Sind die Russen nur Aliens?

"Die Lage ist absolut verrückt", klagte Tatjana Zhdanok in einem Interview mit dem russischen Blatt "Prawda" dennoch. "Die Hälfte der russischsprachigen Bevölkerung besitzt zwar einen lettischen Pass, aber beim Eintrag Nationalität werden sie behandelt, als seien sie Aliens." Die Zahlen aus Riga zu diesem Problem sind übrigens ganz anders: Es gäbe nicht eine Million, sondern nur 664.000 ethnische Russen im Lande und davon besitze fast die Hälfte einen lettischen Pass, sei also keineswegs von Bürgerrechten ausgeschlossen.

Trend zur Einbürgerung

Jenen, die bisher keine Staatsbürgerschaft haben oder denen sie entzogen wurde, müssen, um die Staatsbürgerschaft zu erlangen, mehrere Prüfungen in lettischer Sprach- und Landeskunde ablegen. Der Trend zur Einbürgerung hält an: Die Zahl der Staatsbürgerschaften wird heuer wahrscheinlich mit 16.000-17.000 um beachtliche 62,5 Prozent über dem Vorjahresergebnis liegen.

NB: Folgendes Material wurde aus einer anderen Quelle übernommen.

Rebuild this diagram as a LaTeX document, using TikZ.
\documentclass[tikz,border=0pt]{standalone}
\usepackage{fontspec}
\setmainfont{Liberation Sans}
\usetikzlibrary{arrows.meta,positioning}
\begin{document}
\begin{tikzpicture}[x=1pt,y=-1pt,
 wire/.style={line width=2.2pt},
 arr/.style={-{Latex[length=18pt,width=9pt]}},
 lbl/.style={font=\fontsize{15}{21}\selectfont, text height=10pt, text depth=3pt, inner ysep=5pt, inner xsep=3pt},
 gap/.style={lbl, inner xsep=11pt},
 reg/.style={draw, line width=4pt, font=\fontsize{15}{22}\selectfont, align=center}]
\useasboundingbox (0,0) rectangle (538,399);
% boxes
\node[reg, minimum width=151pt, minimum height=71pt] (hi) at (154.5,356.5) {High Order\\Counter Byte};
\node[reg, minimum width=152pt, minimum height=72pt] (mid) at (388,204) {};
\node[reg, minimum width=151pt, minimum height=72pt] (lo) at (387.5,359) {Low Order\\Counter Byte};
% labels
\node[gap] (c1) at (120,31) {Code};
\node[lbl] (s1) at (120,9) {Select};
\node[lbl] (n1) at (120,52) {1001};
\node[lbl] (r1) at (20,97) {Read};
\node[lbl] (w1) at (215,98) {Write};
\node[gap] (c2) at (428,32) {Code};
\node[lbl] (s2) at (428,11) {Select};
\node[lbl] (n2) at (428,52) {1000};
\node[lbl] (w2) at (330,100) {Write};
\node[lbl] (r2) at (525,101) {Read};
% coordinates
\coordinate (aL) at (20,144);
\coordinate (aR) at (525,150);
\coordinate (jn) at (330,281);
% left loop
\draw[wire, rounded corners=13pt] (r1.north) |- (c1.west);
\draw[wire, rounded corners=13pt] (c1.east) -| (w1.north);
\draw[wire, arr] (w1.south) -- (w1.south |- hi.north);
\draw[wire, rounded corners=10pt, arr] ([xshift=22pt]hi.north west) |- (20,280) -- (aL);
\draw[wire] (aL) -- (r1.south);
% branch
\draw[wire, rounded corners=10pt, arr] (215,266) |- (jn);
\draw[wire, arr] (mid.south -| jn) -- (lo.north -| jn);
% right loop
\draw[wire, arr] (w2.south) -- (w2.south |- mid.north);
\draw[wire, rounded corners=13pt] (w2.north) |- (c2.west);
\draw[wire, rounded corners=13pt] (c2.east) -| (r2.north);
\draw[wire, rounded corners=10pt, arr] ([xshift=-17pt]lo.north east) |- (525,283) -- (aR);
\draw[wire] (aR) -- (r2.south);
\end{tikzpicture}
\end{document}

Dass alle derzeit 470.000 Nicht-Staatsangehörige diesem Vorbild folgen werden, bezweifelt die Leiterin der zuständigen Behörde, Eizenija Aldermane, allerdings: "Es gibt etwa 130.000 Personen, die aus verschiedenen Gründen sich nicht naturalisieren lassen können oder es auch nicht wollen. Ich denke an Menschen über sechzig, die Schwierigkeiten mit dem Erlernen der lettischen Sprache haben, aber auch unter den Jüngeren gibt die Kategorie des überzeugten Nicht-Staatsangehörigen".

Viele der tatsächlichen oder auch nur aufgebauschten Probleme der russischen Minderheit in den baltischen Staaten sind nur durch die langen Schatten der Vergangenheit verständlich. Unter anderem wird das Klima zwischen den Volksgruppen durch die "Heldenverehrung" für all jene belastet, die im Zweiten Weltkrieg auf Seiten Hitlerdeutschlands gegen die Rote Armee gekämpft haben. So hat etwa die estnische Stadt Lihula ein Denkmal für die Soldaten der 20. estnischen Division der Waffen-SS errichten.

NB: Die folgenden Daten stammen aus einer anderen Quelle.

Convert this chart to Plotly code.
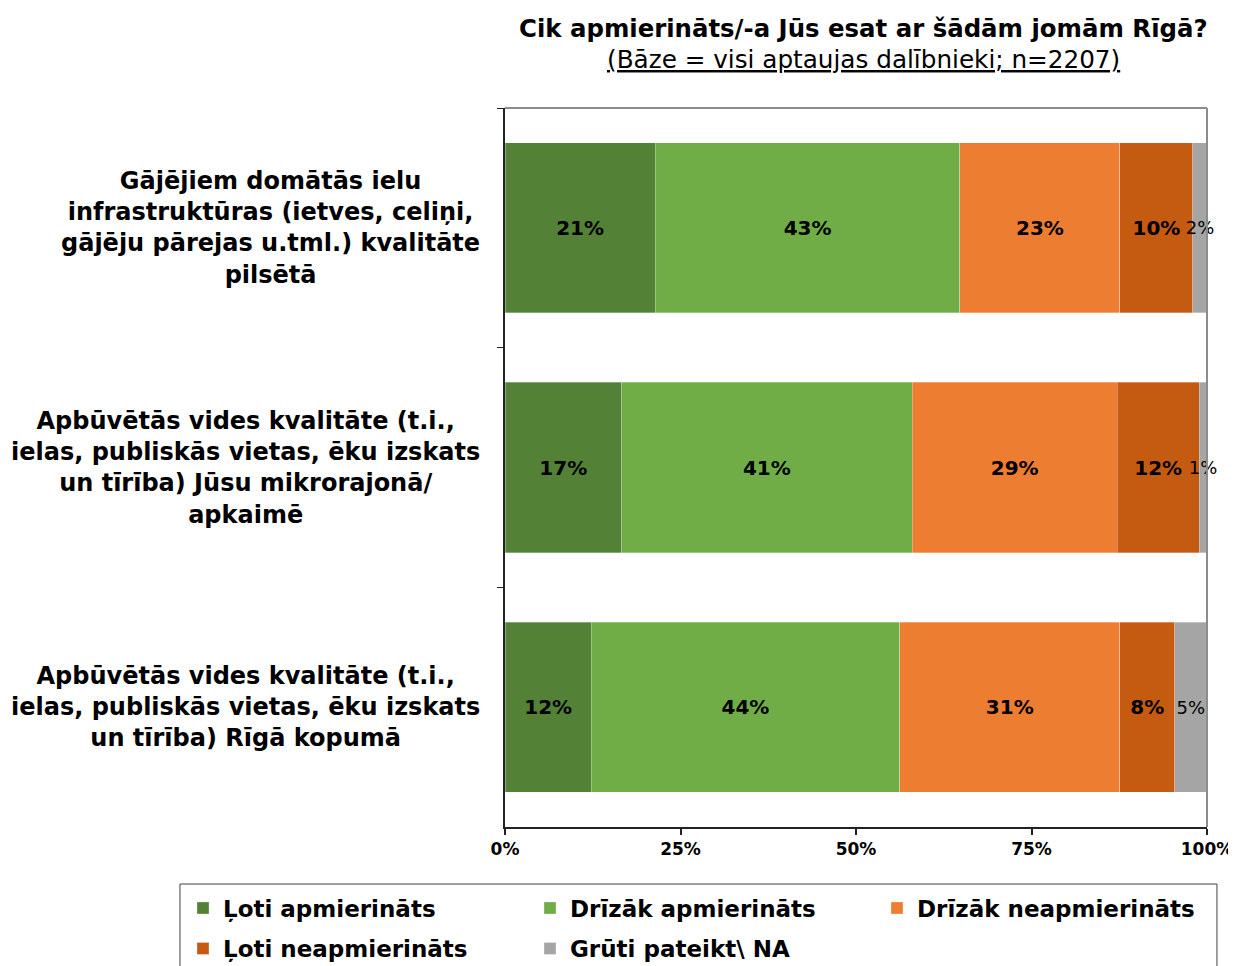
import plotly.graph_objects as go

categories = [
    "Gājējiem domātās ielu<br>infrastruktūras (ietves, celiņi,<br>gājēju pārejas u.tml.) kvalitāte<br>pilsētā",
    "Apbūvētās vides kvalitāte (t.i.,<br>ielas, publiskās vietas, ēku izskats<br>un tīrība) Jūsu mikrorajonā/<br>apkaimē",
    "Apbūvētās vides kvalitāte (t.i.,<br>ielas, publiskās vietas, ēku izskats<br>un tīrība) Rīgā kopumā",
]
series_names = ["Ļoti apmierināts", "Drīzāk apmierināts", "Drīzāk neapmierināts",
                "Ļoti neapmierināts", "Grūti pateikt\\ NA"]
loti_apm = [21.4, 16.6, 12.3]
drizak_apm = [43.4, 41.4, 43.9]
drizak_neapm = [22.8, 29.2, 31.4]
loti_neapm = [10.4, 11.7, 7.8]
gruti = [2.0, 1.1, 4.6]
series_values = [loti_apm, drizak_apm, drizak_neapm, loti_neapm, gruti]
colors = ["#538135", "#70AD47", "#ED7D31", "#C55A11", "#A5A5A5"]
x_ticks = [0, 25, 50, 75, 100]

FONT = "DejaVu Sans"
fig = go.Figure()
for i, (name, vals) in enumerate(zip(series_names, series_values)):
    last = i == len(series_names) - 1
    fig.add_trace(go.Bar(
        y=categories, x=vals, name=name, orientation="h",
        marker=dict(color=colors[i], line=dict(width=0.6, color="rgba(255,255,255,0.5)")),
        text=[f"{round(v)}%" for v in vals],
        textposition="inside", insidetextanchor="middle", textangle=0,
        constraintext="none", cliponaxis=False,
        insidetextfont=dict(family=FONT, size=18 if last else 20, color="black",
                            weight="normal" if last else "bold"),
        hoverinfo="skip",
        legend="legend" if i < 3 else "legend2",
    ))

legend_common = dict(
    orientation="h", xanchor="left", yanchor="middle",
    xref="paper", yref="paper",
    entrywidth=302, entrywidthmode="pixels",
    font=dict(family=FONT, size=23, weight="bold", color="black"),
    borderwidth=0, bgcolor="rgba(0,0,0,0)",
    traceorder="normal", itemclick=False, itemdoubleclick=False,
)

fig.update_layout(
    width=1228, height=958,
    barmode="stack", bargap=0.29,
    plot_bgcolor="white", paper_bgcolor="white",
    margin=dict(l=497, r=29, t=100, b=139, autoexpand=False),
    font=dict(family=FONT, color="black"),
    showlegend=True,
    legend=dict(x=-0.4587, y=-0.1127, **legend_common),
    legend2=dict(x=-0.4587, y=-0.1690, **legend_common),
)
fig.update_xaxes(
    range=[0, 100], tickvals=x_ticks, ticktext=[f"{t}%" for t in x_ticks],
    showgrid=False, zeroline=False, showline=True, linecolor="#222", linewidth=2,
    ticks="outside", ticklen=6, tickcolor="#222", tickwidth=1.5,
    tickfont=dict(family=FONT, size=17, weight="bold", color="black"),
    automargin=False,
)
fig.update_yaxes(
    autorange="reversed", showgrid=False, showline=True, linecolor="#222", linewidth=2,
    ticks="outside", tickson="boundaries", ticklen=6, tickcolor="#222",
    showticklabels=False, automargin=False,
)
# top and right frame
fig.add_shape(type="line", xref="paper", yref="paper", x0=0, x1=1, y0=1, y1=1,
              line=dict(color="#8c8c8c", width=2))
fig.add_shape(type="line", xref="paper", yref="paper", x0=1, x1=1, y0=0, y1=1,
              line=dict(color="#8c8c8c", width=2))
# legend frame
fig.add_shape(type="rect", xref="paper", yref="paper", x0=-0.463, x1=1.0142,
              y0=-0.0793, y1=-0.25, line=dict(color="#404040", width=1), layer="below")

for c in categories:
    fig.add_annotation(x=-0.0328, xref="paper", y=c, yref="y", text=c, showarrow=False,
                       xanchor="right", yanchor="middle", align="center",
                       font=dict(family=FONT, size=24, weight="bold", color="black"))

fig.add_annotation(x=0.51, xref="paper", y=1.111, yref="paper", yanchor="middle",
                   text="<b>Cik apmierināts/-a Jūs esat ar šādām jomām Rīgā?</b>",
                   showarrow=False, font=dict(family=FONT, size=24.4, color="black"))
fig.add_annotation(x=0.51, xref="paper", y=1.067, yref="paper", yanchor="middle",
                   text="<u>(Bāze = visi aptaujas dalībnieki; n=2207)</u>",
                   showarrow=False, font=dict(family=FONT, size=24.7, color="black"))

fig.write_html("out.html")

Belastung durch Geschichte

In Litauen ist - aus russischer Sicht - die oft freiwillige Teilnahme von Litauern an den Ausrottungsaktionen von Gestapo, SS, SD und den berüchtigten Polizeibataillonen an Juden, aber auch Partisanen nicht aufgearbeitet. Im Gegenteil: Sie würde bis heute wohlwollend toleriert.

Andererseits können es die ultra-nationalistischen Gruppen in den baltischen Staaten nicht lassen, immer wieder Russland zu provozieren. Fast monatlich werden Monumente gefallener sowjetischer Soldaten mit feindlichen und herabwürdigenden Parolen beschmiert, wie zuletzt am 20. September im Dorf Maksa in der Region Tartu in Estland.

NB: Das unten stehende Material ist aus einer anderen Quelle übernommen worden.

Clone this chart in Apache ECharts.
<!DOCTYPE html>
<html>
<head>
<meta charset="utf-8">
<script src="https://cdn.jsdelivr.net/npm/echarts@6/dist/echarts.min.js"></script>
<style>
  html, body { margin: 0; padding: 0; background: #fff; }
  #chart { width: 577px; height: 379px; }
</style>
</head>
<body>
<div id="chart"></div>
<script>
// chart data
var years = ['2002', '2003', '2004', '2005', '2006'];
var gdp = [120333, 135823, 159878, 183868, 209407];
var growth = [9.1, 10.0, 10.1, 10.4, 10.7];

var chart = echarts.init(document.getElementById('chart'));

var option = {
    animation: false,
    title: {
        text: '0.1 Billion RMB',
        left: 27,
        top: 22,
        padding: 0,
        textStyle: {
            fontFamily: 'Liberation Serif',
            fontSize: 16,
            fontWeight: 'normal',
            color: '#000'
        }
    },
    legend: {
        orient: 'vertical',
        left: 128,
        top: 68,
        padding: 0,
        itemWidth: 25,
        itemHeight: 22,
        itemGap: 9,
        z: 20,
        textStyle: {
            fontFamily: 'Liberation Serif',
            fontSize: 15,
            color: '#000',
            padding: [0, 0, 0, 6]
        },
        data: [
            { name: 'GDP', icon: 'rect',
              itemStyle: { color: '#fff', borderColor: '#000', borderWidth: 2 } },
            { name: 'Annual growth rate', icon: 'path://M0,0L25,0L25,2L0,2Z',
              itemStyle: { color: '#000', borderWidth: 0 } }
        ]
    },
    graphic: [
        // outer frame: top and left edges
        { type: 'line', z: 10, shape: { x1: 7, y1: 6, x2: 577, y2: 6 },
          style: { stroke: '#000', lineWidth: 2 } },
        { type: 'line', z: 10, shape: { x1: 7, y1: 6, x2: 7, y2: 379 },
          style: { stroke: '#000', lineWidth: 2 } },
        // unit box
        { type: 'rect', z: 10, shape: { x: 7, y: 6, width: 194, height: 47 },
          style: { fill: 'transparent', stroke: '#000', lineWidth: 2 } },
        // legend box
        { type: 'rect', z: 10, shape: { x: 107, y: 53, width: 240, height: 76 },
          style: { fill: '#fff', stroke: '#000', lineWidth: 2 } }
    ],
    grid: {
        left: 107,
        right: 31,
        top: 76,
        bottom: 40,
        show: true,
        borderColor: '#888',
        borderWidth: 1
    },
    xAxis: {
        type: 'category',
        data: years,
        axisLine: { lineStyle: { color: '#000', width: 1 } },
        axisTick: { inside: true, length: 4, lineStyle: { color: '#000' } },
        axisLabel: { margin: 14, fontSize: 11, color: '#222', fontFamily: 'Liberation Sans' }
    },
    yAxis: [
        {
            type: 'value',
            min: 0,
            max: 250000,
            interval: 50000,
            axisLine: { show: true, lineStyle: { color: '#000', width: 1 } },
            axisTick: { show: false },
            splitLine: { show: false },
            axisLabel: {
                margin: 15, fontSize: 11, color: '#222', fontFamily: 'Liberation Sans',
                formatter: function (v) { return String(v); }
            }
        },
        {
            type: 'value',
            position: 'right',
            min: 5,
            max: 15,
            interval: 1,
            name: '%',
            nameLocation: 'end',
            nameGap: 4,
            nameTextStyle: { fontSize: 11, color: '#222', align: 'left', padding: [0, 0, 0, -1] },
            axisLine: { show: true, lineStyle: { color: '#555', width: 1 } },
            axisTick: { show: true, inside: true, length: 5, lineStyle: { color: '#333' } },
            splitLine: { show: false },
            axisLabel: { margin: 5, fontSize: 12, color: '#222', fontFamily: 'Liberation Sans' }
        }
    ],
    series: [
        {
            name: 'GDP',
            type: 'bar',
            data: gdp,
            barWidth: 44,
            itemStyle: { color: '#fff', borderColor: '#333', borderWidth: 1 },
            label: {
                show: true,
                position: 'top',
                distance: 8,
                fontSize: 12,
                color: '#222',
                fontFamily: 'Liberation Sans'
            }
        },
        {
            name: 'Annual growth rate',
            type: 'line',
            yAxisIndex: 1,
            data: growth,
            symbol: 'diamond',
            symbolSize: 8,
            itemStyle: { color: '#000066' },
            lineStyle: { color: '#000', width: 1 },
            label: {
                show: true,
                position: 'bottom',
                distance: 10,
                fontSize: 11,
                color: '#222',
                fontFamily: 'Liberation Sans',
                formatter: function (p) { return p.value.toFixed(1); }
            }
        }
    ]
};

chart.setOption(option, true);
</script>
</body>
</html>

Nicht zuletzt diese Aktionen bieten Russland immer wieder Gelegenheit zu einem politischen Gegenschlag: So hat das russische Außenministerium Ende September die Schulreform in Lettland und die Staatsbürgerschaftsproblematik in Estland und Litauen als "problematisch" und die fortgesetzte "Verletzung der Menschenrechte in den baltischen Staaten" als eine schwere Bürde für die künftigen Beziehungen zwischen Moskau und Brüssel bezeichnet.

Überdies ließ der russische Rechnungshof vor wenigen Wochen verlauten, nach seinen Berechnungen müssten die baltischen Staaten mindestens 3 Milliarden Dollar an Entschädigung für russisches (ehemals sowjetisches Eigentum) zahlen. Was Estland, Lettland und Litauen postwendend empört zurückwiesen. Nun drohen sie ihrerseits mit einer Gegenrechnung: wie viel nämlich Russland den baltischen Staaten als Kompensation für die gewaltsame Annexion 1940 und die nachfolgende Besetzung zu zahlen habe.